Robinson razona de un modo absolutamente válido aún hoy en día: conoce sus propios demonios y trata de que no ataquen demasiado fuerte, sabe cuáles son sus debilidades y cómo afectan a sus decisiones (entre otras cosas, son la razón por la que acaba en una isla desierta), afronta sus carencia y decide en función de su bienestar individual , su superviviencia y su futuro, dentro de una ética de respeto e interacción con el medio. Como el hombre moderno. Su lista de cosas buenas y malas, enteramente reproducida en la novela, nos puede sonar mucho. ¿Quién no ha hecho una lista de pros y contras, real o imaginaria, para aclararse antes de tomar una decisión o plantear un cambio?

Robinson observa, mide, calcula y crea una estrategia que sigue hasta el final de la novela y que resulta efectiva gracias a un esfuerzo enteramente personal. En el relato, la religión y la ayuda de Dios funcionan como un aliciente psicológico, un soporte estabilizador para los momentos bajos, y nada más. Dios no salva a Robinson, sino que éste sobrevive gracias al trabajo constante, paciente, progresivo, inteligente...Cuando naufraga en la que hoy es la isla chilena de Juan Fernández, no tiene la más mínima idea de cómo emplear manos para construir, para crear. Poco a poco se convierte en un experto ganadero, agricultor, artesano... sin que nadie lo enseñe, gracias a su tenacidad alimentada principalmente por la necesidad y la voluntad. Y en ese esfuerzo por el trabajo encuentra Robinson su consuelo, sus ganas de seguir viviendo, y su recompensa. Es impresionante lo moderna que resulta el alma de este hombre del siglo XVIII: hasta las crisis esporádicas y los días de bajón están finamente relatados en la novela.

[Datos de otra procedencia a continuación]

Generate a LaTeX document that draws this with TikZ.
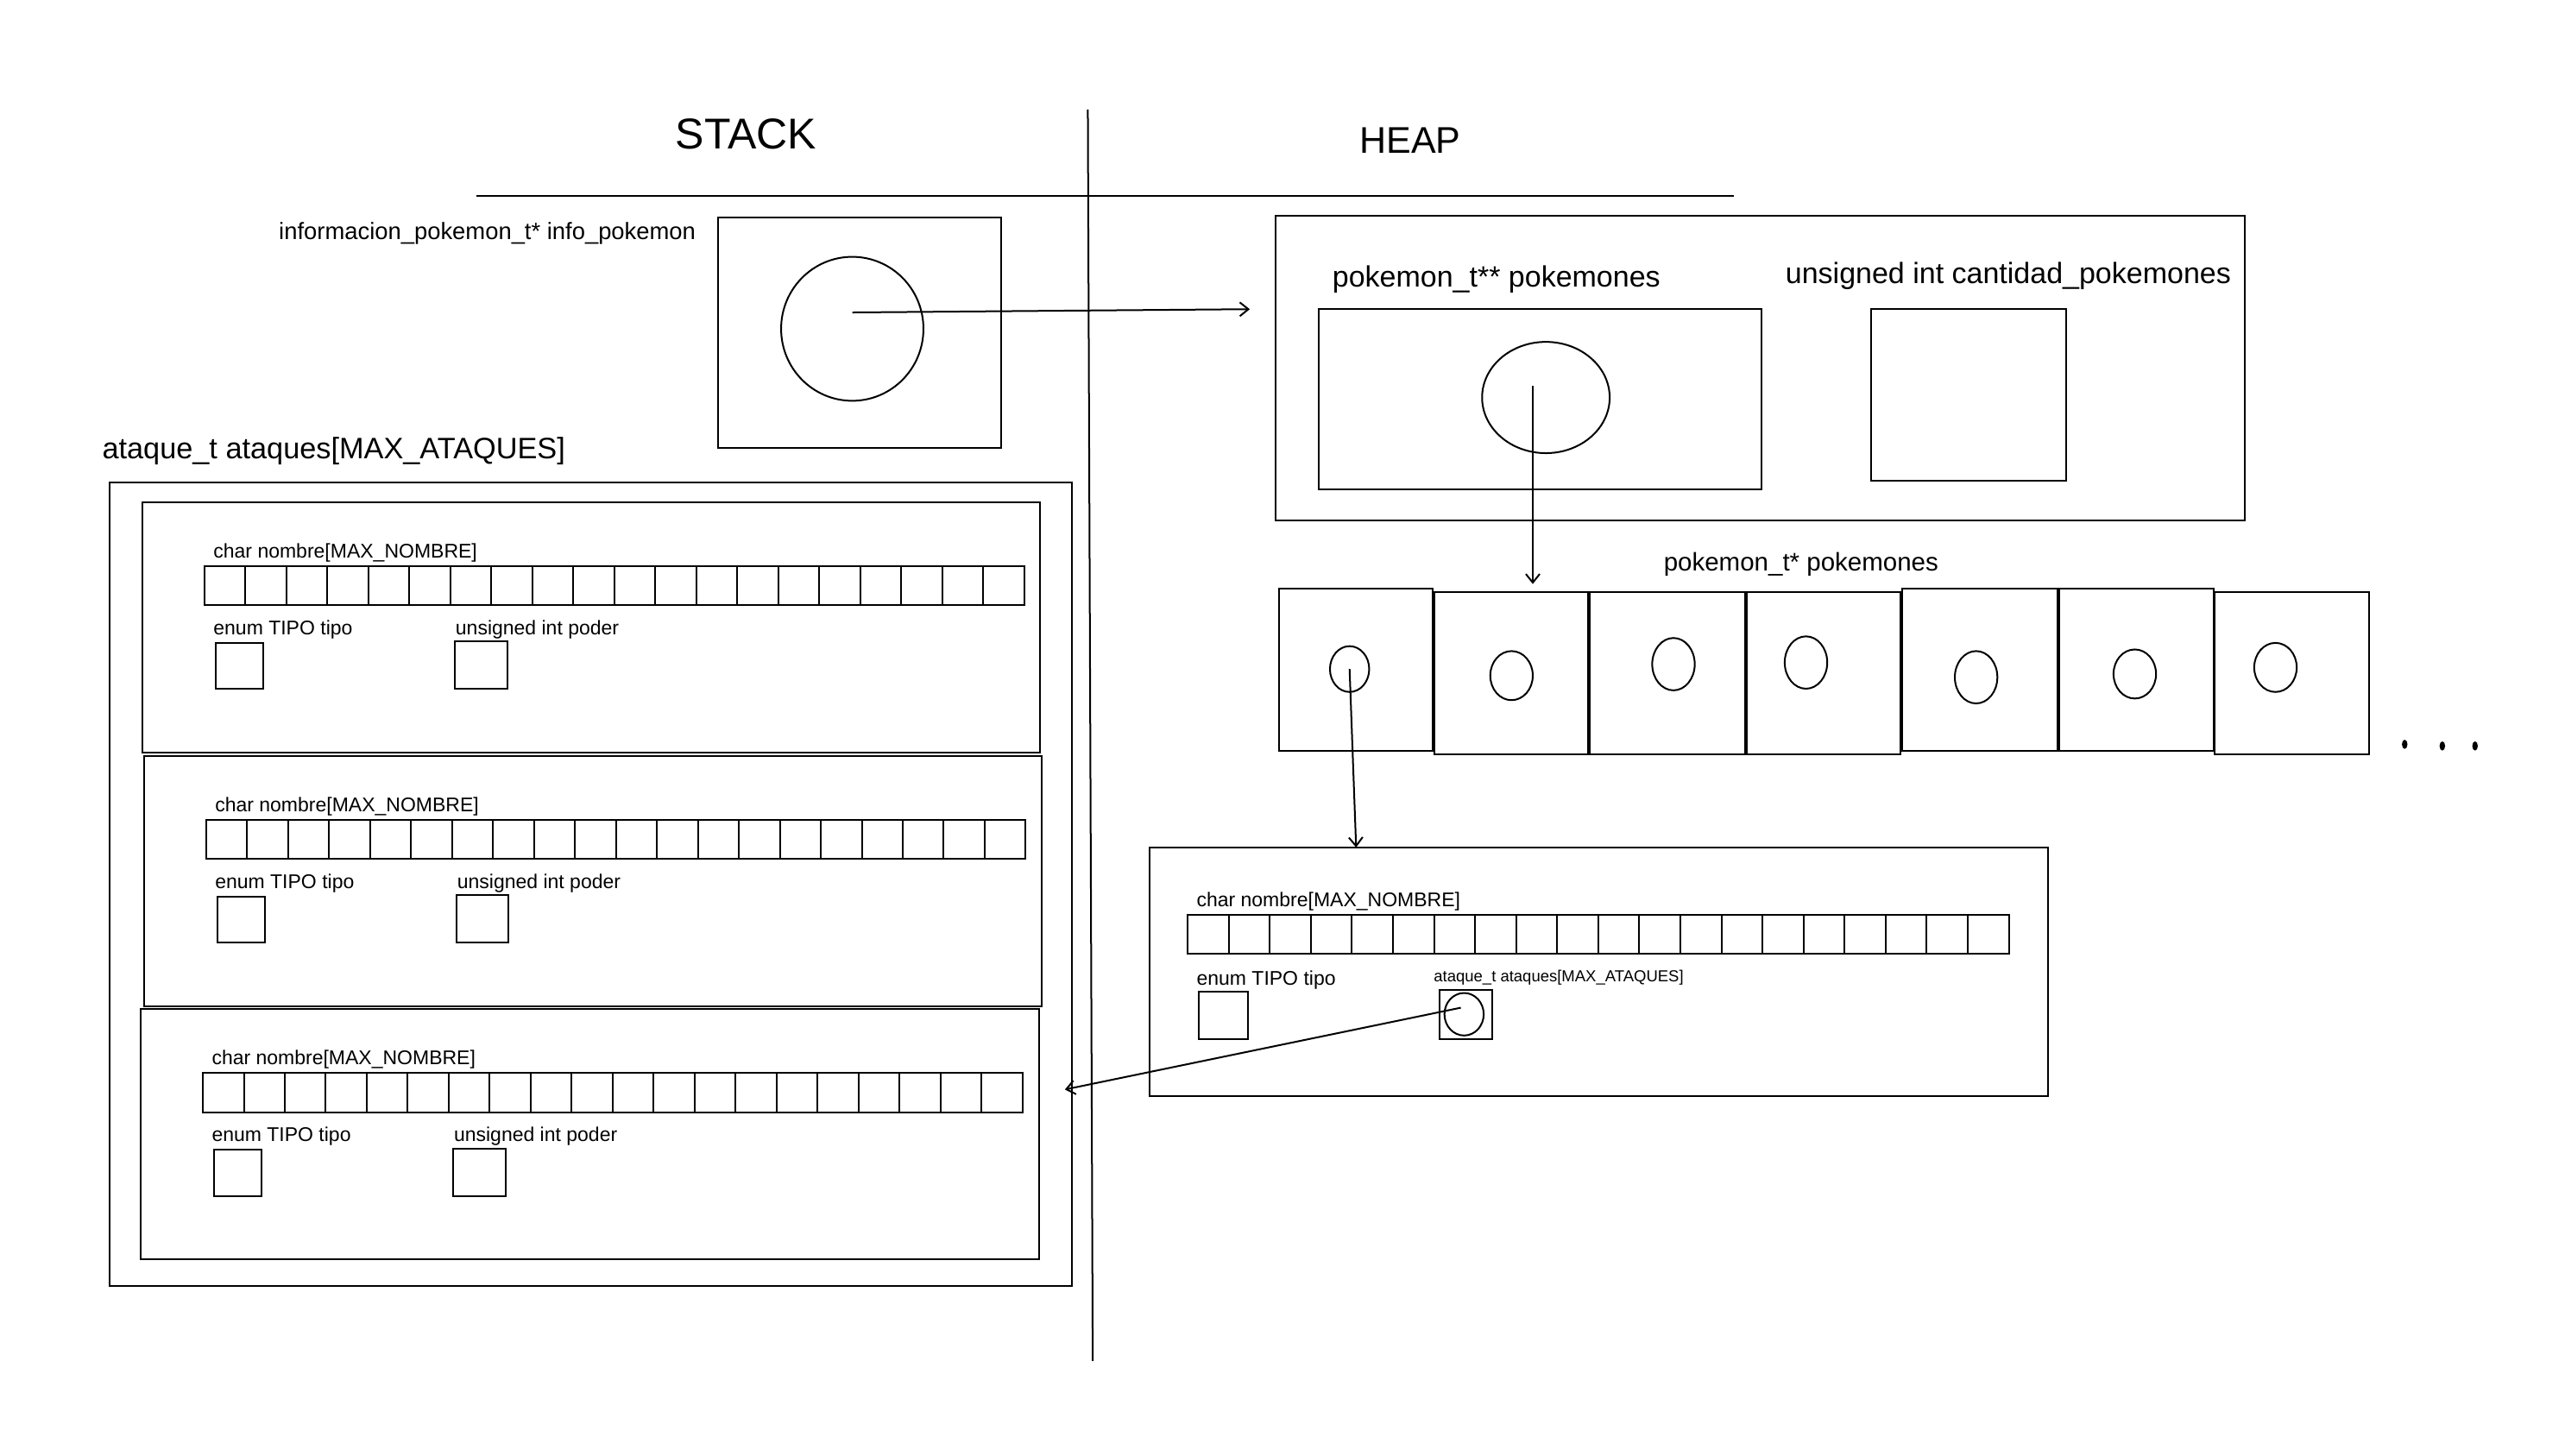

Por eso, creo, me siento reconfortada al acabar de leer Robinson Crusoe...una lección de ética y superación personal en un ambiente que es hostil hasta que logramos transformarlo y hacerlo nuestro sin aspirar a nada más (porque después de la isla, en realidad ya no hay nada más...Defoe se podía muy bien haber ahorrado el episodio de los lobos en los Pirineos, con el pobre Viernes pasando frío). Algo que Cándido, otro lúcido del siglo XVIII, comparte con Robinson, pero él prefiere la fórmula más sencilla de cultivar el propio huerto.